The history of the Evangelical Christian movement in the US is intimately wrapped up in and defined by its conflict with and discrimination against Catholic and Orthodox practitioners of christianity, so don't try to tell me that the evangelical way is the True Way.
But it sure consumes a lot of time and angst in areas where fundamentalists are predominant. Even DC suffers from blue laws in this regard.
(No abortion, sodomy, cross-dressing, divorce, sabbath-breaking, etc.)
I don't remember learning about cross-dressing in Sunday school, but maybe that was covered on one of those many dreary days when I fell asleep out of shear boredom. This is clearly a point where Catholic and evangelical interpretations part company as I am sure that Catholic theology would regard cross dressing as a venial sin if it is to be a subject of Christian doctrine at all.
I would really suggest you not try to get a political party going on reinstating the sanctity of the sabbath. Last time I hung out with a bunch of Texans they didn't seem to think there was much wrong with beer and BBQ on Sunday, but maybe Texas is another state that "true conservatives" are willing to write off, along with all the others that you are willing to write off.
Amen brother!
LLS
By what jaundiced view do you claim that the KJV is the infallible version of the bible, English not even existing when Christ, his desciples and testamentors lived? It is only a translation and at best is only as authentic as the original Greek texts upon which the translation is based.
I would note three points. First this is old testament, not the words of Christ who preached Charity and forgiveness, even for those things in the old-testament where the penalty was death. Second, where the old testament calls for a penalty it prescribes a penalty. By standard rules of statutory interpretation, whose origins are rabbinical in nature, an omission would normally be considered deliberate. But as for interpretations of Mosaic law I think we should turn to a rabbinical scholar and ask for his interpretation of the law. Third, Christ's life and death formed a new covenant between his adherents and God, and Christian doctrine is taken as a rebirth and regeneration of human hope. That is why Catholics and Orthodox derive their doctrine from the New Testament unlike those protestant sects who seem to like the more blood and guts style of God you find in the old testament.
Cross-dressing might be an abomination in God's eyes, but it is easily remedied, by removing said clothing and there is no harm done to another human. There would seem to be little call for the death penalty.
I am only arguing theology to point out that folks like you have lost your way in the world. You display no sense of christian charity and kindness, and, typical of the more hardcore calvinist sects, merely think that you are the instruments for God's vengence on the wickedness of man, as you define it in your eyes.
Your twisted religious beliefs have no place in a political debate about how to order our society, and your attempts to introduce it are repulsive to most people. One of these days you might see that, keep your communion with God between yourself and God as a private manner and show some Christian love for the rest of us sinners on this earth.

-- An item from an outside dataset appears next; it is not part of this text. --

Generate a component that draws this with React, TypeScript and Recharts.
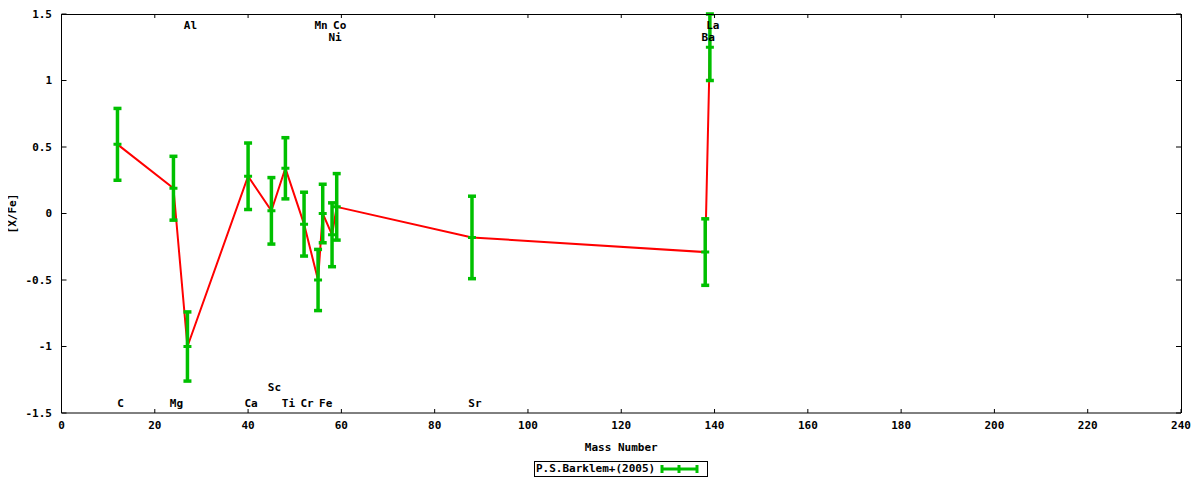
import {
	ComposedChart,
	ErrorBar,
	Line,
	Scatter,
	XAxis,
	YAxis,
} from "recharts";

const elements = ["C", "Mg", "Al", "Ca", "Sc", "Ti", "Cr", "Mn", "Fe", "Ni", "Co", "Sr", "Ba", "La"];
const massNumbers = [12, 24, 27, 40, 45, 48, 52, 55, 56, 58, 59, 88, 138, 139];
const abundances = [0.52, 0.19, -1.0, 0.28, 0.02, 0.34, -0.08, -0.5, 0.0, -0.16, 0.05, -0.18, -0.29, 1.25];
const errors = [0.27, 0.24, 0.26, 0.25, 0.25, 0.23, 0.24, 0.23, 0.22, 0.24, 0.25, 0.31, 0.25, 0.25];

// which row each element name sits in (gnuplot style labels)
const labelRows = ["bottom", "bottom", "top", "bottom", "bottom2", "bottom", "bottom", "top", "bottom", "top2", "top", "bottom", "top2", "top"];
const rowLevel: Record<string, number> = { top: 1.41, top2: 1.32, bottom: -1.425, bottom2: -1.305 };

const xTicks = [0, 20, 40, 60, 80, 100, 120, 140, 160, 180, 200, 220, 240];
const yTicks = [-1.5, -1, -0.5, 0, 0.5, 1, 1.5];
const X_MIN = 0;
const X_MAX = 240;
const Y_MIN = -1.5;
const Y_MAX = 1.5;

const points = massNumbers.map((mass, i) => ({
	mass,
	value: abundances[i],
	err: errors[i],
}));

const labels = elements.map((name, i) => ({
	name,
	mass: massNumbers[i],
	y: rowLevel[labelRows[i]],
}));

const W = 1184;
const H = 472;
const MARGIN = { top: 6, right: 11, bottom: 0, left: 0 };
const Y_AXIS_W = 53.5;
const X_AXIS_H = 67;

// plot box, used only for the top/right frame (mirror of the gnuplot border)
const plotLeft = MARGIN.left + Y_AXIS_W;
const plotTop = MARGIN.top;
const plotRight = W - MARGIN.right;
const plotBottom = H - X_AXIS_H;
const sx = (v: number) => plotLeft + ((v - X_MIN) / (X_MAX - X_MIN)) * (plotRight - plotLeft);
const sy = (v: number) => plotBottom - ((v - Y_MIN) / (Y_MAX - Y_MIN)) * (plotBottom - plotTop);

const FONT = "'DejaVu Sans Mono', monospace";
const GREEN = "#00c000";
const tickStyle = { fontFamily: FONT, fontSize: 11, fontWeight: 700, fill: "#000" };

const CenterTick = (props: any) => (
	<line x1={props.cx - 4} x2={props.cx + 4} y1={props.cy} y2={props.cy} stroke={GREEN} strokeWidth={3} />
);

const ElementLabel = (props: any) => (
	<text
		x={props.cx + 3}
		y={props.cy}
		textAnchor="middle"
		dominantBaseline="central"
		fontFamily={FONT}
		fontSize={11}
		fontWeight={700}
		fill="#000"
	>
		{props.payload.name}
	</text>
);

export default function App() {
	return (
		<div style={{ position: "relative", width: W, height: H }}>
			<style>{".recharts-surface { overflow: visible; }"}</style>
			<ComposedChart width={W} height={H} data={points} margin={MARGIN}>
				<XAxis
					dataKey="mass"
					type="number"
					domain={[X_MIN, X_MAX]}
					ticks={xTicks}
					allowDataOverflow
					height={X_AXIS_H}
					stroke="#000"
					tickSize={-4}
					tickMargin={12}
					tick={tickStyle}
					interval={0}
					label={{
						value: "Mass Number",
						position: "insideTop",
						offset: 30,
						style: { fontFamily: FONT, fontSize: 11, fontWeight: 700, fill: "#000" },
					}}
				/>
				<YAxis
					type="number"
					domain={[Y_MIN, Y_MAX]}
					ticks={yTicks}
					allowDataOverflow
					width={Y_AXIS_W}
					stroke="#000"
					tickSize={-5}
					tickMargin={14.5}
					tick={tickStyle}
					interval={0}
					label={{
						value: "[X/Fe]",
						angle: -90,
						position: "insideLeft",
						offset: 0,
						dx: 4,
						style: { textAnchor: "middle", fontFamily: FONT, fontSize: 11, fontWeight: 700, fill: "#000" },
					}}
				/>
				<Scatter data={labels} dataKey="y" shape={ElementLabel} isAnimationActive={false} />
				<Line
					type="linear"
					dataKey="value"
					stroke="#ff0000"
					strokeWidth={2}
					dot={false}
					activeDot={false}
					isAnimationActive={false}
				/>
				<Scatter data={points} dataKey="value" shape={CenterTick} isAnimationActive={false}>
					<ErrorBar dataKey="err" direction="y" width={4} strokeWidth={3.5} stroke={GREEN} />
				</Scatter>
			</ComposedChart>
			<div
				style={{
					position: "absolute",
					left: plotLeft,
					top: plotTop,
					width: plotRight - plotLeft + 1,
					height: plotBottom - plotTop,
					boxSizing: "border-box",
					borderTop: "1px solid #000",
					borderRight: "1px solid #000",
					pointerEvents: "none",
				}}
			/>
			<svg
				width={W}
				height={H}
				style={{ position: "absolute", left: 0, top: 0, pointerEvents: "none" }}
			>
				{xTicks.map((t) => (
					<line key={`tx${t}`} x1={sx(t)} x2={sx(t)} y1={plotTop} y2={plotTop + 4} stroke="#000" />
				))}
				{yTicks.map((t) => (
					<line key={`ty${t}`} x1={plotRight - 5} x2={plotRight} y1={sy(t)} y2={sy(t)} stroke="#000" />
				))}
			</svg>
			<div
				style={{
					position: "absolute",
					left: 526,
					top: 453,
					width: 172,
					height: 14,
					border: "1px solid #000",
					boxSizing: "content-box",
					display: "flex",
					alignItems: "center",
					fontFamily: FONT,
					fontSize: 11,
					fontWeight: 700,
					lineHeight: "14px",
				}}
			>
				<span style={{ marginLeft: 1 }}>P.S.Barklem+(2005)</span>
				<svg width={40} height={14} style={{ marginLeft: 4 }}>
					<line x1={3} x2={38} y1={7} y2={7} stroke={GREEN} strokeWidth={3} />
					<line x1={3} x2={3} y1={3} y2={11} stroke={GREEN} strokeWidth={3} />
					<line x1={38} x2={38} y1={3} y2={11} stroke={GREEN} strokeWidth={3} />
					<line x1={20} x2={20} y1={3} y2={11} stroke={GREEN} strokeWidth={3} />
				</svg>
			</div>
		</div>
	);
}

That answers none of the questions I raised. It makes the circular claim that the KJV is the infallible version because all other versions are fallible. Well the Dutch Reformed Church, whose bible is in Dutch, could make the same claim, etc.
Here's to the Truth as God revealed to thee and to me, and if we should ever disagree, My god will cast Thee into Satan's hell. Here's to me.
Keep it up. This is a lot of fun.
You are on a roll now. That's the spirit. No flagging now. Keep going.